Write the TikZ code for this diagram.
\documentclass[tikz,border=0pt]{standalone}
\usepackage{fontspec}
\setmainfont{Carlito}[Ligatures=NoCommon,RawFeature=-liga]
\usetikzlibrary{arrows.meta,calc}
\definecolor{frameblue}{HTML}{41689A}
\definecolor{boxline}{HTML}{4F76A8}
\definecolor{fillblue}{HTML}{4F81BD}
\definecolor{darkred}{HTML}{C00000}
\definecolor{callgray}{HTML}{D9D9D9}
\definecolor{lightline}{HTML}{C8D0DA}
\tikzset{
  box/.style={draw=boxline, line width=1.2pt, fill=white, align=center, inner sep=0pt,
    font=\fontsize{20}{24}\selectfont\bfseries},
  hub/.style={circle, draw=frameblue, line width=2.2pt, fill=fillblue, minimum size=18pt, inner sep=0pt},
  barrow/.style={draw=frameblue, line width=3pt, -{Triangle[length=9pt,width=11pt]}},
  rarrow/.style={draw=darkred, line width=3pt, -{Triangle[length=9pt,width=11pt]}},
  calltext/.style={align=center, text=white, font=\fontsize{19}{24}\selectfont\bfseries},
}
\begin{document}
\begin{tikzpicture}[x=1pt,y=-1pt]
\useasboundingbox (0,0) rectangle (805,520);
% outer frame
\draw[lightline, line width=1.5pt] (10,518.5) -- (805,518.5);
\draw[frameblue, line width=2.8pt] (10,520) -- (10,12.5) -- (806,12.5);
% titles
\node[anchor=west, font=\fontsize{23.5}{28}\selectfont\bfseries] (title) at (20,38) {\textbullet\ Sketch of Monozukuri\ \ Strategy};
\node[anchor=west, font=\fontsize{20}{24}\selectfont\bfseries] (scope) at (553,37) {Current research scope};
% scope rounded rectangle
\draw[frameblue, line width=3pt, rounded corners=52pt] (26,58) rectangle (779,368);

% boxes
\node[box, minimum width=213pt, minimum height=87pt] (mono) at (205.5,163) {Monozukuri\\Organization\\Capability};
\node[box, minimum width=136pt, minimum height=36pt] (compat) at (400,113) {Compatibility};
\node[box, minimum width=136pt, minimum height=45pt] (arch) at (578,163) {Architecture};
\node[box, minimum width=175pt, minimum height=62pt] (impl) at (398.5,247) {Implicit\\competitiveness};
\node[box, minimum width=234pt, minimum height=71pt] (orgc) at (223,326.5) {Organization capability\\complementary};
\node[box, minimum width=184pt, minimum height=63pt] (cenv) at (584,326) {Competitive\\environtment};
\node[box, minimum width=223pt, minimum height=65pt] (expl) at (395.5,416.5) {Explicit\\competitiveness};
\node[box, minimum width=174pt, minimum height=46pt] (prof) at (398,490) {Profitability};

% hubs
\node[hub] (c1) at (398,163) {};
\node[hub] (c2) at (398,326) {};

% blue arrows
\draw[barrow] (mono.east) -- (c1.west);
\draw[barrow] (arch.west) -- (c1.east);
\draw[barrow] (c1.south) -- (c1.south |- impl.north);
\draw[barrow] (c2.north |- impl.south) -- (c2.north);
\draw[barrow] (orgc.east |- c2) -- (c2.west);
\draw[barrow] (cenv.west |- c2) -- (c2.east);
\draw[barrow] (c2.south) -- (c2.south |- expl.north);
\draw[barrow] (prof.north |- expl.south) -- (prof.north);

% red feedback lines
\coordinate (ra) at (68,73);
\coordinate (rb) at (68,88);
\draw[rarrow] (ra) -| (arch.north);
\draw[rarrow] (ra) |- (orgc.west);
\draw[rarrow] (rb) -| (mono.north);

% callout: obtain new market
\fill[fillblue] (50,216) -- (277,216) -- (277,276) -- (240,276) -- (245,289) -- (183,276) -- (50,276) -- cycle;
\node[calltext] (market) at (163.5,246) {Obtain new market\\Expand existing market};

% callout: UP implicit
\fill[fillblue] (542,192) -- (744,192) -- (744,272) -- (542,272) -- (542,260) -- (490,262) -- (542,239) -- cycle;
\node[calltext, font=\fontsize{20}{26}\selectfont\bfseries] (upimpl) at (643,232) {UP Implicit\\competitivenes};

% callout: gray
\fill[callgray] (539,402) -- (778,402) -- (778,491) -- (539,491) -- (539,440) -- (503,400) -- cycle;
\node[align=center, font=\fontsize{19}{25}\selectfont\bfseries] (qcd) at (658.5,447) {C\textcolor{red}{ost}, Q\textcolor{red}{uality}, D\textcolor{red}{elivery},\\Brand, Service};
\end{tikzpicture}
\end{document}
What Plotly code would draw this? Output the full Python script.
########
--- Aim ---
Set down each entry again, unchanged.

--- Full answer ---
Write the TikZ code for this diagram.
\documentclass[tikz,border=0pt]{standalone}
\usepackage{fontspec}
\setmainfont{Carlito}[Ligatures=NoCommon,RawFeature=-liga]
\usetikzlibrary{arrows.meta,calc}
\definecolor{frameblue}{HTML}{41689A}
\definecolor{boxline}{HTML}{4F76A8}
\definecolor{fillblue}{HTML}{4F81BD}
\definecolor{darkred}{HTML}{C00000}
\definecolor{callgray}{HTML}{D9D9D9}
\definecolor{lightline}{HTML}{C8D0DA}
\tikzset{
  box/.style={draw=boxline, line width=1.2pt, fill=white, align=center, inner sep=0pt,
    font=\fontsize{20}{24}\selectfont\bfseries},
  hub/.style={circle, draw=frameblue, line width=2.2pt, fill=fillblue, minimum size=18pt, inner sep=0pt},
  barrow/.style={draw=frameblue, line width=3pt, -{Triangle[length=9pt,width=11pt]}},
  rarrow/.style={draw=darkred, line width=3pt, -{Triangle[length=9pt,width=11pt]}},
  calltext/.style={align=center, text=white, font=\fontsize{19}{24}\selectfont\bfseries},
}
\begin{document}
\begin{tikzpicture}[x=1pt,y=-1pt]
\useasboundingbox (0,0) rectangle (805,520);
% outer frame
\draw[lightline, line width=1.5pt] (10,518.5) -- (805,518.5);
\draw[frameblue, line width=2.8pt] (10,520) -- (10,12.5) -- (806,12.5);
% titles
\node[anchor=west, font=\fontsize{23.5}{28}\selectfont\bfseries] (title) at (20,38) {\textbullet\ Sketch of Monozukuri\ \ Strategy};
\node[anchor=west, font=\fontsize{20}{24}\selectfont\bfseries] (scope) at (553,37) {Current research scope};
% scope rounded rectangle
\draw[frameblue, line width=3pt, rounded corners=52pt] (26,58) rectangle (779,368);

% boxes
\node[box, minimum width=213pt, minimum height=87pt] (mono) at (205.5,163) {Monozukuri\\Organization\\Capability};
\node[box, minimum width=136pt, minimum height=36pt] (compat) at (400,113) {Compatibility};
\node[box, minimum width=136pt, minimum height=45pt] (arch) at (578,163) {Architecture};
\node[box, minimum width=175pt, minimum height=62pt] (impl) at (398.5,247) {Implicit\\competitiveness};
\node[box, minimum width=234pt, minimum height=71pt] (orgc) at (223,326.5) {Organization capability\\complementary};
\node[box, minimum width=184pt, minimum height=63pt] (cenv) at (584,326) {Competitive\\environtment};
\node[box, minimum width=223pt, minimum height=65pt] (expl) at (395.5,416.5) {Explicit\\competitiveness};
\node[box, minimum width=174pt, minimum height=46pt] (prof) at (398,490) {Profitability};

% hubs
\node[hub] (c1) at (398,163) {};
\node[hub] (c2) at (398,326) {};

% blue arrows
\draw[barrow] (mono.east) -- (c1.west);
\draw[barrow] (arch.west) -- (c1.east);
\draw[barrow] (c1.south) -- (c1.south |- impl.north);
\draw[barrow] (c2.north |- impl.south) -- (c2.north);
\draw[barrow] (orgc.east |- c2) -- (c2.west);
\draw[barrow] (cenv.west |- c2) -- (c2.east);
\draw[barrow] (c2.south) -- (c2.south |- expl.north);
\draw[barrow] (prof.north |- expl.south) -- (prof.north);

% red feedback lines
\coordinate (ra) at (68,73);
\coordinate (rb) at (68,88);
\draw[rarrow] (ra) -| (arch.north);
\draw[rarrow] (ra) |- (orgc.west);
\draw[rarrow] (rb) -| (mono.north);

% callout: obtain new market
\fill[fillblue] (50,216) -- (277,216) -- (277,276) -- (240,276) -- (245,289) -- (183,276) -- (50,276) -- cycle;
\node[calltext] (market) at (163.5,246) {Obtain new market\\Expand existing market};

% callout: UP implicit
\fill[fillblue] (542,192) -- (744,192) -- (744,272) -- (542,272) -- (542,260) -- (490,262) -- (542,239) -- cycle;
\node[calltext, font=\fontsize{20}{26}\selectfont\bfseries] (upimpl) at (643,232) {UP Implicit\\competitivenes};

% callout: gray
\fill[callgray] (539,402) -- (778,402) -- (778,491) -- (539,491) -- (539,440) -- (503,400) -- cycle;
\node[align=center, font=\fontsize{19}{25}\selectfont\bfseries] (qcd) at (658.5,447) {C\textcolor{red}{ost}, Q\textcolor{red}{uality}, D\textcolor{red}{elivery},\\Brand, Service};
\end{tikzpicture}
\end{document}
What Plotly code would draw this? Output the full Python script.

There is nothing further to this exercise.